SQL Server 2000 includes technology that provides XML Views of relational data. Currently, custom programs must be written in Oracle to provide mapping.
Native Extensions to the Database
Integrating features into the database can provide higher performance when compared to features implemented externally. The decision to build native SQL Server 2000 XML features was made with these performance considerations in mind. Oracle has no native XML support.
Retrieving Dynamic XML Formats
Oracle queries produce a fixed XML format that is similar to an element-centric RAW format. To get more useful formats, programmers must write XSL transformations or Java code. SQL Server 2000 not only provides a similar model with RAW, but also allows generation of more "valuable" XML directly (using XML Views and FOR XML AUTO and EXPLICIT modes). In addition, SQL Server 2000 provides a stream interface for returning a stream of XML as the result of a query.
Both Oracle and SQL Server 2000 (with Web release) support bulk load. SQL Server has OPENXML for providing rowsets over XML on the server and updategrams (with Web release) for providing updates using XML syntax. Oracle has a Java package to perform similar functionality.
Oracle XSQL Templates vs SQL Server 2000 XML Templates
Oracle uses XML SQL Utility for Java (for formatting data into XML) and XSQL Servlets (for URL access) to execute template files. SQL Server 2000 provides a more integrated solution for the execution of template files by providing native support (FOR XML) for retrieving XML data. Oracle's XSQL template files can be executed only through XSQL Servlets. To execute Oracle templates in any other way requires custom Java programming. SQL Server 2000 templates can be executed either from a URL or directly from an ADO program.
Oracle has an alpha-level demonstration of how to map a subset of XPath into SQL. SQL Server 2000 has a shipping version of an XPath subset.
Full-Text Retrieval and Indexing
SQL Server 2000 provides overflow column semantics for OPENXML that can be used to extract index information from the documents.

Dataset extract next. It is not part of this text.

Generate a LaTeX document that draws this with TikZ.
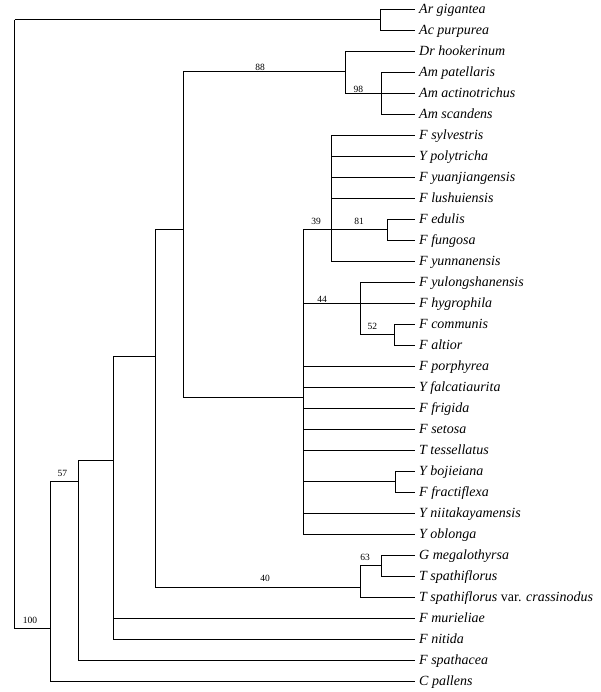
\documentclass[tikz,border=0pt]{standalone}
\usepackage{fontspec}
\setmainfont{Liberation Serif}
\begin{document}
\begin{tikzpicture}[x=1pt,y=-1pt,
  br/.style={line width=0.9pt, black},
  leaf/.style={anchor=base west, inner sep=0pt, font=\fontsize{14}{16}\selectfont\itshape},
  bs/.style={inner sep=0pt, font=\fontsize{9.5}{11}\selectfont}]
\useasboundingbox (0,0) rectangle (600,692);
% leaves
\foreach \n/\i/\t in {
  ar/0/{Ar gigantea}, ac/1/{Ac purpurea}, dr/2/{Dr hookerinum},
  ampat/3/{Am patellaris}, amact/4/{Am actinotrichus}, amsca/5/{Am scandens},
  fsyl/6/{F sylvestris}, ypol/7/{Y polytricha}, fyua/8/{F yuanjiangensis},
  flus/9/{F lushuiensis}, fedu/10/{F edulis}, ffun/11/{F fungosa},
  fyun/12/{F yunnanensis}, fyul/13/{F yulongshanensis}, fhyg/14/{F hygrophila},
  fcom/15/{F communis}, falt/16/{F altior}, fpor/17/{F porphyrea},
  yfal/18/{Y falcatiaurita}, ffri/19/{F frigida}, fset/20/{F setosa},
  ttes/21/{T tessellatus}, yboj/22/{Y bojieiana}, ffra/23/{F fractiflexa},
  ynii/24/{Y niitakayamensis}, yobl/25/{Y oblonga}, gmeg/26/{G megalothyrsa},
  tspa/27/{T spathiflorus}, tvar/28/{T spathiflorus {\upshape var.} crassinodus},
  fmur/29/{F murieliae}, fnit/30/{F nitida}, fspa/31/{F spathacea},
  cpal/32/{C pallens}}{
  \coordinate (\n) at (415,{9.3+21*\i});
  \node[leaf] (\n-t) at (419,{13.6+21*\i}) {\t};
}
% internal nodes
\coordinate (root) at (14.7,19.8);
\coordinate (arac) at (380.7,19.8);
\coordinate (n100) at (50,628.7);
\coordinate (n57) at (78,481.7);
\coordinate (n113) at (113.5,460.7);
\coordinate (n155) at (155.5,356);
\coordinate (n184) at (183.7,229.7);
\coordinate (n88) at (345,71);
\coordinate (n98) at (381,93.3);
\coordinate (nF) at (303.3,397.7);
\coordinate (n39) at (331.7,229.8);
\coordinate (n81) at (387.7,229.8);
\coordinate (n44) at (360,303.3);
\coordinate (n52) at (394.3,334.8);
\coordinate (nbf) at (395,481.8);
\coordinate (n40) at (360.3,587);
\coordinate (n63) at (381,565.8);
% edges
\foreach \p/\c in {root/arac, root/n100, arac/ar, arac/ac,
  n100/n57, n100/cpal, n57/n113, n57/fspa,
  n113/n155, n113/fmur, n113/fnit,
  n155/n184, n155/n40, n184/n88, n184/nF,
  n88/dr, n88/n98, n98/ampat, n98/amact, n98/amsca,
  nF/n39, nF/n44, nF/fpor, nF/yfal, nF/ffri, nF/fset, nF/ttes, nF/nbf, nF/ynii, nF/yobl,
  n39/fsyl, n39/ypol, n39/fyua, n39/flus, n39/n81, n39/fyun,
  n81/fedu, n81/ffun,
  n44/fyul, n44/fhyg, n44/n52, n52/fcom, n52/falt,
  nbf/yboj, nbf/ffra,
  n40/n63, n40/tvar, n63/gmeg, n63/tspa}{
  \draw[br] (\p) |- (\c);
}
% bootstrap values
\node[bs] (b88) at (260,67.5) {88};
\node[bs] (b98) at (358.3,89.3) {98};
\node[bs] (b39) at (316,221) {39};
\node[bs] (b81) at (359,221) {81};
\node[bs] (b44) at (322,299) {44};
\node[bs] (b52) at (372.3,326) {52};
\node[bs] (b57) at (62.3,473) {57};
\node[bs] (b100) at (30,620) {100};
\node[bs] (b63) at (365,557) {63};
\node[bs] (b40) at (265,578) {40};
\end{tikzpicture}
\end{document}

Oracle offers a similar way to extract data from documents to build indexes. Oracle has a text retrieval component that works with hierarchies (the WITHIN clause). Although Oracle cannot perform correlation, it supports queries over multilevel nestings. The full-text retrieval system in SQL Server 2000 does not currently provide hierarchical indexes and searches the XML in a pure text form. No specific configuration is included for identifying tags and attribute names.
SQL Server 2000 provides rowset semantics as well as XML stream interface from ADO. Oracle supports only rowset semantics.
Scalability and Performance
SQL Server 2000 can push some workload from the middle tier to the server by using OPENXML and FOR XML queries.
Although it is difficult to compare the performance and scalability of these products, SQL Server has an advantage in that it can generate XML directly with the query without having to transform it with XSLT or a Java program.
Oracle has object relational support and uses this feature to provide XML object view of the data stored in the database. SQL Server 2000 has a different model with object support with ADO.
XML Parser, Schema Processor, and XML Development Components
Oracle has Transviewer beans, Schema Processor, and XML parsers for different languages. These features are not related to the database. MSXML and third-party utilities provide the same functionality.
XML Class Generator
Like Oracle Transviewer beans and XML parsers, this feature is not related to database technology.
Microsoft SQL Server 2000 offers XML features specifically designed for Web and database developers. Web developers do not have to learn database programming to make use of SQL Server 2000 XML features because SQL Server 2000 supports standard XML constructs, such as XPath, to allow them to interact with the database. Similarly, database developers do not have to learn XML programming and can use the FOR XML clause to obtain XML query results and OPENXML to manipulate the XML data. Lastly, SQL Server 2000 provides a simple declarative mechanism, XML Views, to define schema mapping for business-to-business transactions.